Task details: Write out the material exactly, without any of its pictures.

_ _ _

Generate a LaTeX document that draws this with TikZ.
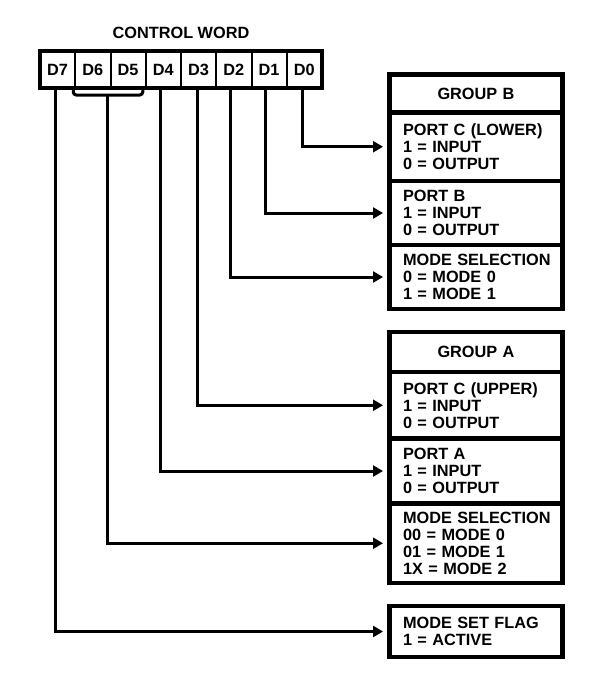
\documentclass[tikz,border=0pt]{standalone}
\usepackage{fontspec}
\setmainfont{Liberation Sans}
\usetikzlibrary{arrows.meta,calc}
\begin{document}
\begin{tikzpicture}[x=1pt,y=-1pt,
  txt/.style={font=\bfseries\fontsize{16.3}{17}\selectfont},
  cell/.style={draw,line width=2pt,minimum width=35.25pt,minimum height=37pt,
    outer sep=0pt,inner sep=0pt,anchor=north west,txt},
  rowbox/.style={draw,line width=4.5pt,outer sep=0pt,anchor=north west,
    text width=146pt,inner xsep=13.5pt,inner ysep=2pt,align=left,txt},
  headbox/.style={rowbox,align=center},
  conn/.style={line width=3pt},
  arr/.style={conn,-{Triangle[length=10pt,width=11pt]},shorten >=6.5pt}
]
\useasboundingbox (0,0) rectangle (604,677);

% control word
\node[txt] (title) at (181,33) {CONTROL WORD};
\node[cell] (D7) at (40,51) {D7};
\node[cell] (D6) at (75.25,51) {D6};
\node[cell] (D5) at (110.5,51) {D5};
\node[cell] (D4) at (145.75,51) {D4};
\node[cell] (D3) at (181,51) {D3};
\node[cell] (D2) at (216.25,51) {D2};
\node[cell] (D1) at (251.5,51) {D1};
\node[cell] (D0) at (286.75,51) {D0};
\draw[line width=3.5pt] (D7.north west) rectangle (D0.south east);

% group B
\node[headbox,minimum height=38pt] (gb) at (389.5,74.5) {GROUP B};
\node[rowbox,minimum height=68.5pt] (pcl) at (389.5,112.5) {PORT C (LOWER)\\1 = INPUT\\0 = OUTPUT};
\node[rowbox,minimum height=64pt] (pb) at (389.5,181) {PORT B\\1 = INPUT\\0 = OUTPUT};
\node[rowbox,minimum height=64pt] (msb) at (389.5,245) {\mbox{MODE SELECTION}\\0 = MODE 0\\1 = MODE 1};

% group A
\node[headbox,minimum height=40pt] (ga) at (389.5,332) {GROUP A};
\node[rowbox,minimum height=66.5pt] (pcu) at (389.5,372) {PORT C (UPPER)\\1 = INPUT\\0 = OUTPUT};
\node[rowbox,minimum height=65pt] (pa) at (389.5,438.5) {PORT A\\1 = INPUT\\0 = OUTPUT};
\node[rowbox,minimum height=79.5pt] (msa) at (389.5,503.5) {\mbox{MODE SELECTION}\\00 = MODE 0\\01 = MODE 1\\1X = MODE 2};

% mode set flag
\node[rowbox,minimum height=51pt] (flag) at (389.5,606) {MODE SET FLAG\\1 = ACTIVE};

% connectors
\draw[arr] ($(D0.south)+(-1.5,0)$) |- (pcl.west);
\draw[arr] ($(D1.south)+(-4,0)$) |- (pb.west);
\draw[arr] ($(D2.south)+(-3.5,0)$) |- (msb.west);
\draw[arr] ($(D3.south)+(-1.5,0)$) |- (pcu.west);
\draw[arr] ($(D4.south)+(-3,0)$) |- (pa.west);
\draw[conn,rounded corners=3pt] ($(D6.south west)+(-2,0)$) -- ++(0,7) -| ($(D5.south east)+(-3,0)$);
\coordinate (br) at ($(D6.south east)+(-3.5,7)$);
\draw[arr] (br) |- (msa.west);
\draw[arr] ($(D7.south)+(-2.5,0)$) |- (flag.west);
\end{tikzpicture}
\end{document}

_ _ _

Worked answer:
Generate a LaTeX document that draws this with TikZ.
\documentclass[tikz,border=0pt]{standalone}
\usepackage{fontspec}
\setmainfont{Liberation Sans}
\usetikzlibrary{arrows.meta,calc}
\begin{document}
\begin{tikzpicture}[x=1pt,y=-1pt,
  txt/.style={font=\bfseries\fontsize{16.3}{17}\selectfont},
  cell/.style={draw,line width=2pt,minimum width=35.25pt,minimum height=37pt,
    outer sep=0pt,inner sep=0pt,anchor=north west,txt},
  rowbox/.style={draw,line width=4.5pt,outer sep=0pt,anchor=north west,
    text width=146pt,inner xsep=13.5pt,inner ysep=2pt,align=left,txt},
  headbox/.style={rowbox,align=center},
  conn/.style={line width=3pt},
  arr/.style={conn,-{Triangle[length=10pt,width=11pt]},shorten >=6.5pt}
]
\useasboundingbox (0,0) rectangle (604,677);

% control word
\node[txt] (title) at (181,33) {CONTROL WORD};
\node[cell] (D7) at (40,51) {D7};
\node[cell] (D6) at (75.25,51) {D6};
\node[cell] (D5) at (110.5,51) {D5};
\node[cell] (D4) at (145.75,51) {D4};
\node[cell] (D3) at (181,51) {D3};
\node[cell] (D2) at (216.25,51) {D2};
\node[cell] (D1) at (251.5,51) {D1};
\node[cell] (D0) at (286.75,51) {D0};
\draw[line width=3.5pt] (D7.north west) rectangle (D0.south east);

% group B
\node[headbox,minimum height=38pt] (gb) at (389.5,74.5) {GROUP B};
\node[rowbox,minimum height=68.5pt] (pcl) at (389.5,112.5) {PORT C (LOWER)\\1 = INPUT\\0 = OUTPUT};
\node[rowbox,minimum height=64pt] (pb) at (389.5,181) {PORT B\\1 = INPUT\\0 = OUTPUT};
\node[rowbox,minimum height=64pt] (msb) at (389.5,245) {\mbox{MODE SELECTION}\\0 = MODE 0\\1 = MODE 1};

% group A
\node[headbox,minimum height=40pt] (ga) at (389.5,332) {GROUP A};
\node[rowbox,minimum height=66.5pt] (pcu) at (389.5,372) {PORT C (UPPER)\\1 = INPUT\\0 = OUTPUT};
\node[rowbox,minimum height=65pt] (pa) at (389.5,438.5) {PORT A\\1 = INPUT\\0 = OUTPUT};
\node[rowbox,minimum height=79.5pt] (msa) at (389.5,503.5) {\mbox{MODE SELECTION}\\00 = MODE 0\\01 = MODE 1\\1X = MODE 2};

% mode set flag
\node[rowbox,minimum height=51pt] (flag) at (389.5,606) {MODE SET FLAG\\1 = ACTIVE};

% connectors
\draw[arr] ($(D0.south)+(-1.5,0)$) |- (pcl.west);
\draw[arr] ($(D1.south)+(-4,0)$) |- (pb.west);
\draw[arr] ($(D2.south)+(-3.5,0)$) |- (msb.west);
\draw[arr] ($(D3.south)+(-1.5,0)$) |- (pcu.west);
\draw[arr] ($(D4.south)+(-3,0)$) |- (pa.west);
\draw[conn,rounded corners=3pt] ($(D6.south west)+(-2,0)$) -- ++(0,7) -| ($(D5.south east)+(-3,0)$);
\coordinate (br) at ($(D6.south east)+(-3.5,7)$);
\draw[arr] (br) |- (msa.west);
\draw[arr] ($(D7.south)+(-2.5,0)$) |- (flag.west);
\end{tikzpicture}
\end{document}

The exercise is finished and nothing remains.